同社は、社名ともなっているSNS「mixi」を2004年に開始した後、「モンスターストライク」を成功させてスマートフォンゲームに軸足を移した。コミュニケーションとゲームの双方にノウハウを有する企業だ。

ミクシィのパーパス(目的)は、「豊かなコミュニケーションを広げ、世界を幸せな驚きで包む」。NFTの取引規模を拡大させていくなかでも、コミュニケーションが重要になると読んでおり、「これはミクシィの出番」と自信を見せる。

Web3は限られた事業者による独占からの脱却や民主化を目指す思想であることから、「プラットフォーム色を強く打ち出すのは、イケてない」と木村氏は言う。「拡散性があって、コミュニティにとらわれず自由に動けることが、NFTの本質なのかなと思う」

「未開の地だから、日本はおもしろい」

Web3領域では、若い経営者が海外に流出するなど、日本の経済に対しては悲観的な見方も多い。木村社長は、「日本の未来に期待を持てるかどうかは、今に対してどれだけレバレッジを掛けられるかという肌感覚がないだけだ」と指摘し、「日本で頑張れば、大きな可能性がある」と希望を語る。

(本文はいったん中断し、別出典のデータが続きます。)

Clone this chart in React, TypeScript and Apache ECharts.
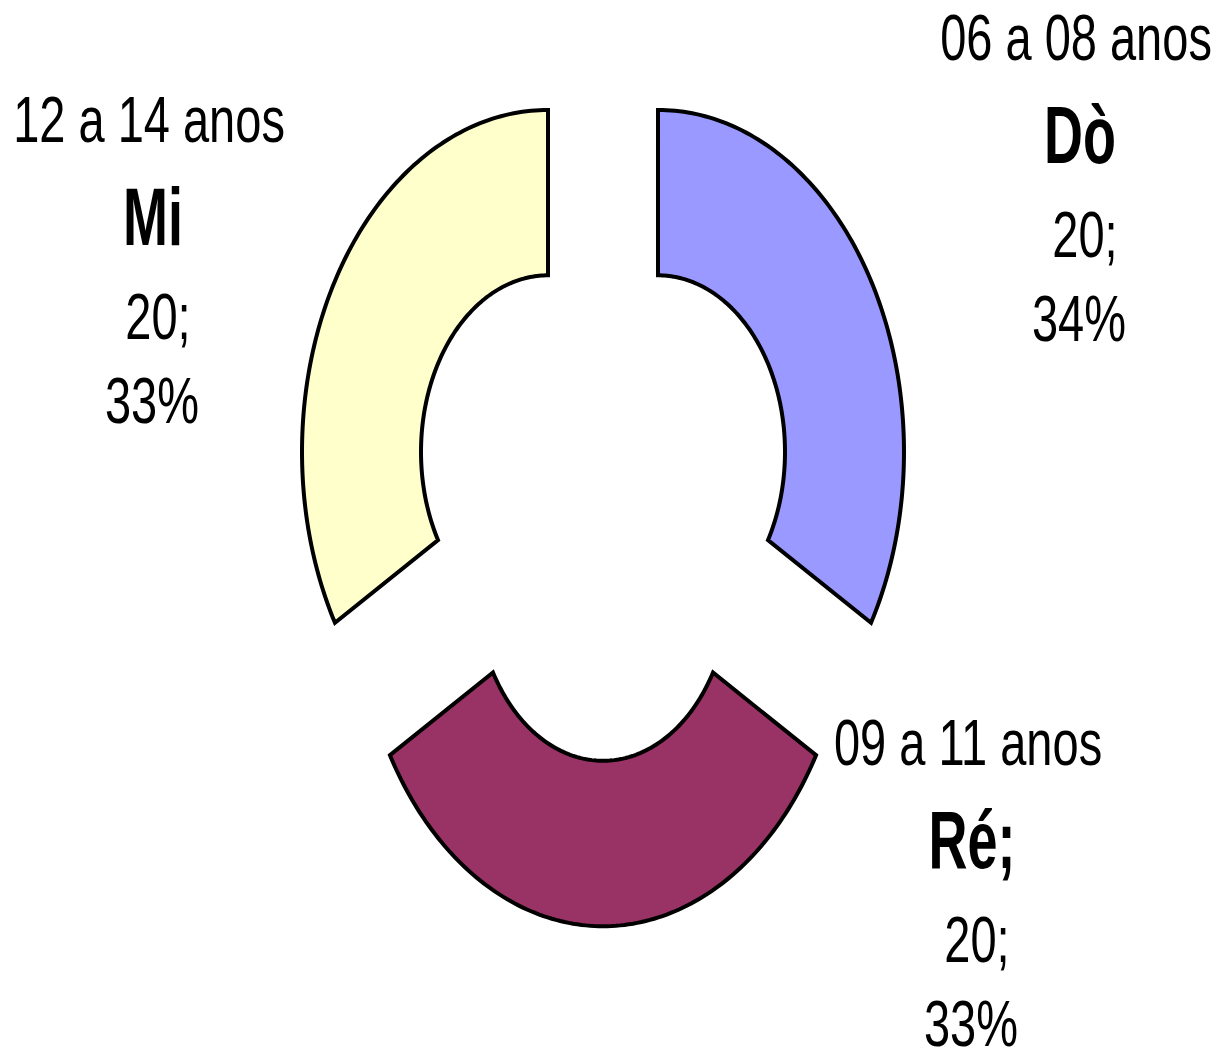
import React, { useEffect, useRef } from "react";
import * as echarts from "echarts";

// ---- data ----
const categories = ["Dò", "Ré;", "Mi"];
const ageRanges = ["06 a 08 anos", "09 a 11 anos", "12 a 14 anos"];
const values = [20, 20, 20];
const percentLabels = ["34%", "33%", "33%"];
const colors = ["#9999FF", "#993366", "#FFFFCC"];

// ---- layout ----
const CENTER_X = 603;
const CENTER_Y = 496;
const R_OUT = 246;
const R_IN = 127;
const EXPLODE = 63.5;
const STRETCH = 1.39;
// anchor of each label block: x center of bold line, y center of first line
const labelAnchors = [
  [1080, 38],
  [972, 743],
  [153, 120],
];
const lineDy = [0, 97, 197, 281];
const lineDx = [-4, 0, 5, -1];
const FONT = "'Liberation Sans', Arial, sans-serif";

export default function App() {
  const ref = useRef<HTMLDivElement>(null);
  useEffect(() => {
    document.body.style.margin = "0";
    if (!ref.current) return;
    const chart = echarts.init(ref.current, null, { renderer: "svg" });
    const total = values.reduce((a, b) => a + b, 0);

    const renderItem = (params: any, api: any) => {
      const i = params.dataIndex;
      const v = api.value(0);
      let before = 0;
      for (let j = 0; j < i; j++) before += values[j];
      const a0 = -Math.PI / 2 + (2 * Math.PI * before) / total;
      const a1 = a0 + (2 * Math.PI * v) / total;
      const mid = (a0 + a1) / 2;
      const ox = EXPLODE * Math.cos(mid);
      const oy = EXPLODE * Math.sin(mid);
      const N = 120;
      const pts: number[][] = [];
      for (let k = 0; k <= N; k++) {
        const a = a0 + ((a1 - a0) * k) / N;
        pts.push([CENTER_X + ox + R_OUT * Math.cos(a), CENTER_Y + STRETCH * (oy + R_OUT * Math.sin(a))]);
      }
      for (let k = N; k >= 0; k--) {
        const a = a0 + ((a1 - a0) * k) / N;
        pts.push([CENTER_X + ox + R_IN * Math.cos(a), CENTER_Y + STRETCH * (oy + R_IN * Math.sin(a))]);
      }
      const [ax, ay] = labelAnchors[i];
      const lines = [ageRanges[i], categories[i], `${v};`, percentLabels[i]];
      const texts = lines.map((t, li) => ({
        type: "text",
        x: ax + lineDx[li],
        y: ay + lineDy[li],
        scaleY: li === 1 ? 1.5 : 1.37,
        style: {
          text: t,
          fontSize: li === 1 ? 54 : 47,
          fontWeight: li === 1 ? "bold" : "normal",
          fontFamily: FONT,
          fill: "#000",
          align: "center",
          verticalAlign: "middle",
        },
      }));
      return {
        type: "group",
        children: [
          {
            type: "polygon",
            shape: { points: pts },
            style: { fill: colors[i], stroke: "#000", lineWidth: 4, lineJoin: "miter" },
          },
          ...texts,
        ],
      };
    };

    chart.setOption({
      animation: false,
      backgroundColor: "#fff",
      series: [
        {
          type: "custom",
          coordinateSystem: "none",
          silent: true,
          renderItem,
          data: values.map((v) => [v]),
        },
      ],
    });
    return () => chart.dispose();
  }, []);
  return <div ref={ref} style={{ width: 1221, height: 1050 }} />;
}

国内のビジネス環境は決して恵まれているとはいえない。世界中で取引が広がっているNFTだが、日本ではゲーム内のNFTは賭博罪に当たる懸念があるなど、自由にビジネスを進められる状況ではない。

「未開の地だから、日本は面白い」と、独自の観点を持つ木村社長。「様々な障壁もあるが、突破できると信じてアイデアを絞って行政ともきちんと対話し、今やれる範囲でサービスを磨いていく」と力強い。